PayPal grew quickly, but in 2001, as the company readied for an initial public offering, it hit roadblock after roadblock from lawmakers concerned about the possibilities for money laundering and other illegal activities. New York Attorney General Elliot Spitzer said PayPal was breaking the law by facilitating payments for gambling companies, and the Department of Justice decided PayPal was violating the USA Patriot Act. The new limits and restrictions imposed took it further and further from its ambitious original goals. Thiel and Levchin left PayPal soon afterward.

This had scared much of Silicon Valley away from tinkering with finance, which was seen as largely resistant to new technology because of all the regulations. But the PayPal experience also explained why there was a hunger for the idea of a virtual currency. There was a lingering memory of this unfulfilled dream of Silicon Valley.

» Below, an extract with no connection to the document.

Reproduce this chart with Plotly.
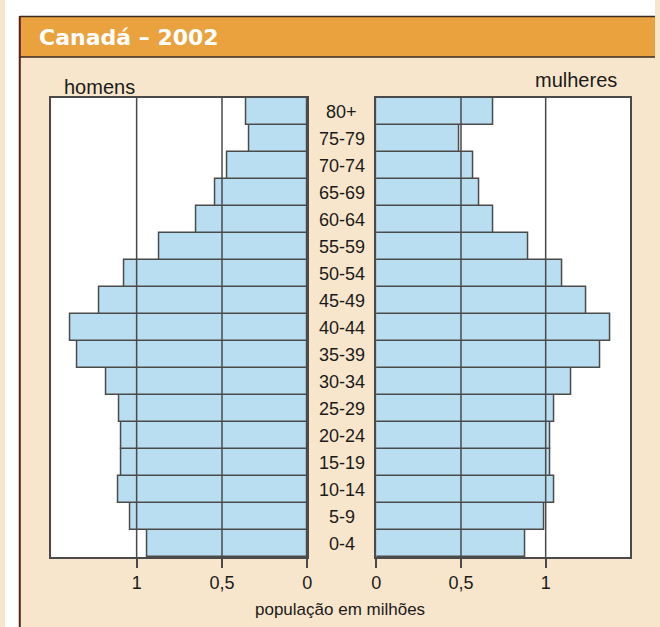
import plotly.graph_objects as go

# ---- data (population in millions) ----
age_groups = ["0-4", "5-9", "10-14", "15-19", "20-24", "25-29", "30-34", "35-39",
              "40-44", "45-49", "50-54", "55-59", "60-64", "65-69", "70-74", "75-79", "80+"]
men = [0.94, 1.04, 1.11, 1.09, 1.09, 1.10, 1.18, 1.35, 1.39, 1.22, 1.07, 0.87, 0.65, 0.54, 0.47, 0.34, 0.36]
women = [0.88, 0.99, 1.05, 1.03, 1.03, 1.05, 1.15, 1.32, 1.38, 1.24, 1.10, 0.90, 0.69, 0.61, 0.57, 0.49, 0.69]
tick_vals = [0, 0.5, 1]
tick_text = ["0", "0,5", "1"]
x_max = 1.5

W, H = 660, 627
BEIGE = "#f8e6cc"
ORANGE = "#eaa23e"
BLUE = "#badef1"
LINE = "#4a4a4a"
FONT = "Liberation Sans, Arial, sans-serif"


def px_x(p):
    return p / W


def px_y(p):
    return 1 - p / H


fig = go.Figure()
fig.add_trace(go.Bar(y=age_groups, x=men, orientation="h", xaxis="x", yaxis="y",
                     marker=dict(color=BLUE, line=dict(color=LINE, width=1.5)),
                     showlegend=False, hoverinfo="skip"))
fig.add_trace(go.Bar(y=age_groups, x=women, orientation="h", xaxis="x2", yaxis="y2",
                     marker=dict(color=BLUE, line=dict(color=LINE, width=1.5)),
                     showlegend=False, hoverinfo="skip"))

xcommon = dict(showgrid=False, zeroline=False, showline=True, mirror=True,
               linecolor=LINE, linewidth=1.5, ticks="outside", ticklen=9,
               tickwidth=1.5, tickcolor=LINE, tickvals=tick_vals, ticktext=tick_text,
               tickfont=dict(family=FONT, size=18, color="#1a1a1a"), fixedrange=True)
ycommon = dict(showgrid=False, zeroline=False, showline=True, mirror=True,
               linecolor=LINE, linewidth=1.5, showticklabels=False, ticks="",
               categoryorder="array", categoryarray=age_groups, fixedrange=True,
               domain=[px_y(557), px_y(98)])

fig.update_layout(
    width=W, height=H,
    margin=dict(l=0, r=0, t=0, b=0),
    paper_bgcolor=BEIGE, plot_bgcolor="white",
    bargap=0,
    xaxis=dict(xcommon, domain=[px_x(47), px_x(307)], range=[x_max, 0], anchor="y"),
    yaxis=dict(ycommon, anchor="x"),
    xaxis2=dict(xcommon, domain=[px_x(377), px_x(635)], range=[0, x_max], anchor="y2"),
    yaxis2=dict(ycommon, anchor="x2"),
)

shapes = [
    # white page area outside the box
    dict(type="rect", xref="paper", yref="paper", x0=0, x1=1, y0=px_y(16), y1=1,
         fillcolor="white", line=dict(width=0), layer="below"),
    dict(type="rect", xref="paper", yref="paper", x0=0, x1=px_x(15), y0=0, y1=1,
         fillcolor="white", line=dict(width=0), layer="below"),
    # orange title bar
    dict(type="rect", xref="paper", yref="paper", x0=px_x(15), x1=1, y0=px_y(57), y1=px_y(16),
         fillcolor=ORANGE, line=dict(width=0), layer="below"),
    dict(type="line", xref="paper", yref="paper", x0=px_x(15), x1=1, y0=px_y(16.5), y1=px_y(16.5),
         line=dict(color="#3a2a20", width=1.5)),
    dict(type="line", xref="paper", yref="paper", x0=px_x(15), x1=1, y0=px_y(57), y1=px_y(57),
         line=dict(color="#3a2a20", width=1.5)),
    dict(type="line", xref="paper", yref="paper", x0=px_x(15), x1=px_x(15), y0=0, y1=px_y(16),
         line=dict(color="#5a1c1c", width=2)),
]
# gridlines drawn over the bars, from the tick values
for xa, ya in (("x", "y"), ("x2", "y2")):
    for v in tick_vals[1:]:
        shapes.append(dict(type="line", xref=xa, yref=ya + " domain", x0=v, x1=v, y0=0, y1=1,
                           line=dict(color=LINE, width=1.5), layer="above"))
fig.update_layout(shapes=shapes)

annotations = [
    dict(text="Canadá – 2002", xref="paper", yref="paper", x=px_x(32), y=px_y(38),
         xanchor="left", yanchor="middle", showarrow=False,
         font=dict(family="DejaVu Sans", size=22, color="white", weight="bold")),
    dict(text="homens", xref="paper", yref="paper", x=px_x(96), y=px_y(87),
         xanchor="center", yanchor="middle", showarrow=False,
         font=dict(family=FONT, size=20, color="#1a1a1a")),
    dict(text="mulheres", xref="paper", yref="paper", x=px_x(580), y=px_y(80),
         xanchor="center", yanchor="middle", showarrow=False,
         font=dict(family=FONT, size=20, color="#1a1a1a")),
    dict(text="população em milhões", xref="paper", yref="paper", x=px_x(340), y=px_y(609),
         xanchor="center", yanchor="middle", showarrow=False,
         font=dict(family=FONT, size=17, color="#1a1a1a")),
]
for g in age_groups:
    annotations.append(dict(text=g, xref="paper", yref="y", x=px_x(342), y=g,
                            xanchor="center", yanchor="middle", showarrow=False,
                            font=dict(family=FONT, size=18, color="#1a1a1a")))
fig.update_layout(annotations=annotations)

fig.write_html("out.html", config={"displayModeBar": False},
               post_script="document.body.style.margin='0';document.body.style.overflow='hidden';")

While the Internet had freed information and communication from the postal service and the publishing industry, the Internet had essentially never disrupted money, and dollars remained bound by the old networks run by the credit card companies and the banks.

In the month before the Arizona conference, Thiel himself had been poking around in the virtual-currency space once again, looking for projects that might take advantage of the blockchain, without getting too bound up in a currency that could piss off government officials. Chris Dixon, Wences's conversation partner at that Arizona dinner, had also been agitating to get his firm, Andreessen Horowitz, to look at cryptocurrency startups and had been finding a receptive ear in his boss, Marc Andreessen.

They had both found their way to the new company being created by Jed McCaleb, the original founder of Mt. Gox. Jed's new company, named Ripple, was a cryptographic network that could be used to send any currency, not just Bitcoins. That made it less threatening to governments and banks and more attractive to people like Andreessen and Thiel, who both offered small seed investments.